Now this trade was by no means great for the Redskins, Daniel Snyder obviously had no idea what he was doing either. Out of the eight picks, they got Champ Bailey, Lavar Arrington and then a bunch of guys who were never any better than journeymen players. So, in retrospect, this deal was bad for both teams.

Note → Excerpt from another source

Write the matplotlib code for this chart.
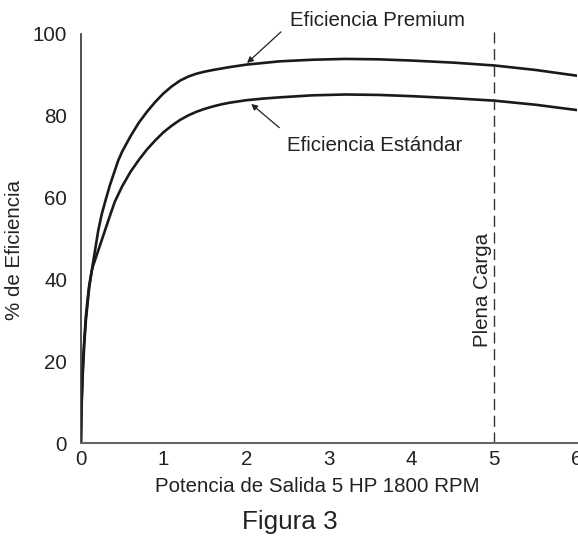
import matplotlib
matplotlib.use("Agg")
import matplotlib.pyplot as plt

plt.rcParams['font.family'] = ['Liberation Sans', 'DejaVu Sans']

# Output power (HP) and efficiency (%) for a 5 HP, 1800 RPM motor
premium_hp = [0, 0.005, 0.01, 0.02, 0.03, 0.04, 0.06, 0.08, 0.10, 0.13, 0.15,
              0.17, 0.21, 0.25, 0.30, 0.35, 0.40, 0.45, 0.50, 0.60, 0.70,
              0.80, 0.90, 1.0, 1.1, 1.2, 1.3, 1.4, 1.5, 1.6, 1.8, 2.0, 2.2,
              2.4, 2.8, 3.2, 3.6, 4.0, 4.5, 5.0, 5.5, 6.0]
premium_eff = [0, 6, 10, 16, 20, 24, 30, 34, 38, 42, 44.5,
               47, 52, 55.8, 59.5, 63, 66, 69, 71.3, 75, 78.3,
               81, 83.4, 85.5, 87.2, 88.6, 89.6, 90.3, 90.8, 91.2, 91.9, 92.5, 92.9,
               93.3, 93.7, 93.9, 93.8, 93.5, 93.0, 92.3, 91.2, 89.8]

standard_hp = [0, 0.005, 0.01, 0.02, 0.03, 0.04, 0.06, 0.08, 0.10, 0.13, 0.15,
               0.20, 0.25, 0.30, 0.35, 0.41, 0.50, 0.60, 0.70, 0.80, 0.90,
               1.0, 1.1, 1.2, 1.3, 1.4, 1.5, 1.6, 1.7, 1.8, 2.0, 2.2, 2.4,
               2.8, 3.2, 3.6, 4.0, 4.5, 5.0, 5.5, 6.0]
standard_eff = [0, 6.5, 11, 17, 21.5, 25, 31, 35, 38.5, 42, 43.5,
                46.5, 49.5, 52.5, 55.5, 59, 62.8, 66.3, 69.2, 71.8, 74,
                76, 77.6, 79, 80.1, 81, 81.7, 82.3, 82.8, 83.2, 83.8, 84.2, 84.5,
                85.0, 85.2, 85.1, 84.8, 84.3, 83.7, 82.7, 81.4]

full_load_hp = 5
x_ticks = [0, 1, 2, 3, 4, 5, 6]
y_ticks = [0, 20, 40, 60, 80, 100]

FS = 14.8
TXT = '#222222'

fig = plt.figure(figsize=(5.78, 5.43), dpi=100)
ax = fig.add_axes([0.140, 0.184, 0.858, 0.761])

ax.plot(premium_hp, premium_eff, color='#1a1a1a', lw=1.9,
        solid_capstyle='round', solid_joinstyle='round')
ax.plot(standard_hp, standard_eff, color='#1a1a1a', lw=1.9,
        solid_capstyle='round', solid_joinstyle='round')

# Full-load marker
ax.axvline(full_load_hp, ymin=0, ymax=100.7 / 101, color='#333333', lw=1.0,
           dashes=(8, 4))
ax.text(full_load_hp - 0.14, 37.5, 'Plena Carga', rotation=90, ha='center',
        va='center', fontsize=FS, color=TXT)

# Curve labels with pointer arrows
arrow_style = dict(arrowstyle='-|>', color=TXT, lw=0.9,
                   mutation_scale=9, shrinkA=0, shrinkB=0)
ax.annotate('', xy=(2.01, 92.9), xytext=(2.42, 100.5),
            arrowprops=arrow_style, annotation_clip=False)
ax.annotate('', xy=(2.06, 82.9), xytext=(2.40, 77.1),
            arrowprops=arrow_style, annotation_clip=False)
ax.text(2.53, 103.2, 'Eficiencia Premium', ha='left', va='center',
        fontsize=FS, color=TXT, clip_on=False)
ax.text(2.49, 72.7, 'Eficiencia Estándar', ha='left', va='center',
        fontsize=FS, color=TXT)

ax.set_xlim(0, 6)
ax.set_ylim(0, 101)
ax.set_xticks(x_ticks)
ax.set_yticks(y_ticks)
ax.tick_params(length=0, labelsize=FS, labelcolor=TXT)
ax.tick_params(axis='x', pad=5)
ax.tick_params(axis='y', pad=10)

for side in ('top', 'right'):
    ax.spines[side].set_visible(False)
ax.spines['left'].set_bounds(0, 100)
ax.spines['left'].set_color('#333333')
ax.spines['left'].set_linewidth(1.2)
ax.spines['bottom'].set_color('#666666')
ax.spines['bottom'].set_linewidth(1.5)

fig.text(15 / 578, 1 - 250 / 543, '% de Eficiencia', rotation=90,
         ha='center', va='center', fontsize=FS, color=TXT)
fig.text(317 / 578, 1 - 487 / 543, 'Potencia de Salida 5 HP 1800 RPM',
         ha='center', va='center', fontsize=FS, color=TXT)
fig.text(290 / 578, 1 - 522 / 543, 'Figura 3', ha='center', va='center',
         fontsize=18.8, color=TXT)

fig.savefig('out.png', dpi=100)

Probably the most famous trade in NFL history. When Jimmy Johnson took over the Dallas Cowboys in 1989, he set out to build a team in his image. Of course, to do so required sacrifice. In this case, that meant trading away superstar running back Herschel Walker, who had just rushed for 1,514 yards the season before. The Cowboys traded Walker to the Minnesota Vikings for a king’s ransom of five players and eight draft picks. Dallas turned one of those draft picks into Emmitt Smith and wound up using another on Darren Woodson. And just like that, the Cowboys were well on their way toward crafting a football dynasty that would win them three Super Bowls in the 1990s.
The Vikings before the trade had been a consistent playoff team, and the reasoning was that Walker would put them over the top. Unfortunately for the Vikings that never happened.